El primero es atinente a las declaraciones que dio el expresidente de la junta directiva del IGSS respecto de la muerte de los pacientes con insuficiencia renal —escándalo que todos conocemos—. En una infortunada afirmación dijo: «[…] Todos fallecen estén con la empresa que estén. Y eso no lo estoy diciendo yo. Son estadísticas mundiales […]».
El segundo atañe a la conversación que le grabaron a la diputada del partido Líder en la cual se da a conocer el escarnio que hace de los niños desnutridos y que utilizó para sus siniestros propósitos. Ni vale la pena recordar las palabras que utilizó porque más parecen salidas de la garganta de la muerte que de una boca humana.
En el caso de Juan de Dios Rodríguez, es obvio que a ese individuo la vinculación de la ética a los afanes de cotidianeidad le viene guango. O, quién sabe, podría ser que nunca haya recibido un curso de introducción a la ética y menos conocido la ética formal. Porque tratar de justificar lo sucedido con el duro camino de un paciente renal —que no necesariamente tiene que morir a causa de su insuficiencia— es para dejar boquiabierto al más escéptico de los escépticos.
Iguales criterios se aplican a la diputada Arreaga, quien sin escrúpulo alguno se aprovechó y burló de la fragilidad de los infantes, a quienes infamó con un descaro inimaginable.
Ambas personas y situaciones nos llevan a recordar que la mentira dura en tanto la verdad llega y que las supuestas convicciones de los políticos improvisados no son más que un fardo vacío en el mejor de los casos. En el peor están llenos de entresijos ligados a la perfidia y la indignidad.
De los anteriores contextos se desprende que en Guatemala la opacidad está sobrepuesta al entendimiento, la idiotez a la inteligencia y la vulgaridad a la academia. Porque ¿de cuándo acá personajes tan siniestros llegaron, uno, a copar la presidencia de la junta directiva del IGSS; y la otra, a ocupar una curul representando al departamento de Huehuetenango?
Una segura respuesta —entre muchas otras— es la condición que Juan XXIII llamaba «el cansancio de los buenos», estado este en el que la seguridad en sí misma es patrimonio de las personas malas y carencia de la gente buena. Y cito —de nuevo— a Morris West, quien en su obra Desde la cumbre… explicó: «El mal es sereno en su enormidad. El mal es indiferente a la argumentación y a la compasión. No es simplemente la ausencia del bien. Es la ausencia de todo lo humano, el orificio negro en un cosmos desplomado en el cual incluso la faz de Dios es eternamente invisible»[1].

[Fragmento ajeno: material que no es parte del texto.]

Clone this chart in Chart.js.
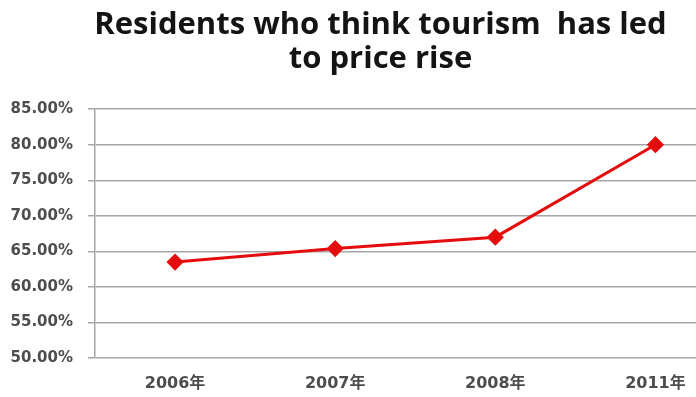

Por ello no se cansaba Juan XXIII de repetir: «Me da miedo el cansancio de los buenos porque, cuando se cansen, habrá muchas cosas que se desmoronarán».
Qué duda cabe. En Guatemala ha habido muchos casos de perversidad. Baste leer lo sucedido durante la guerra interna (desde cualquiera de los bandos en conflicto) para concluir que así ha sido, pero esta nueva arista, la de justificar amaños basándose en las condiciones de pacientes renales y en circunstancias extremas de niñas y niños que padecen desnutrición, no tiene nombre. Todo, absolutamente todo, se nos está desmoronando.
La pregunta ahora es: ¿seguiremos permitiendo el hundimiento que provocan tamañas felonías?; ¿continuaremos criticando sotto voce porque no tenemos el arrojo de enfrentar la perversidad? Creo que no. Ya es tiempo de proscribir la sordina matraca de la muerte y dar paso al concierto de la vida.
Desde nuestra casa, nuestra familia y nuestros entornos podemos contraponernos a la muerte y actuar en pro de la vida.
[1] Morris West (1997). Desde la cumbre. La visión de un cristiano del siglo XX. Buenos Aires: Javier Vergara Editor.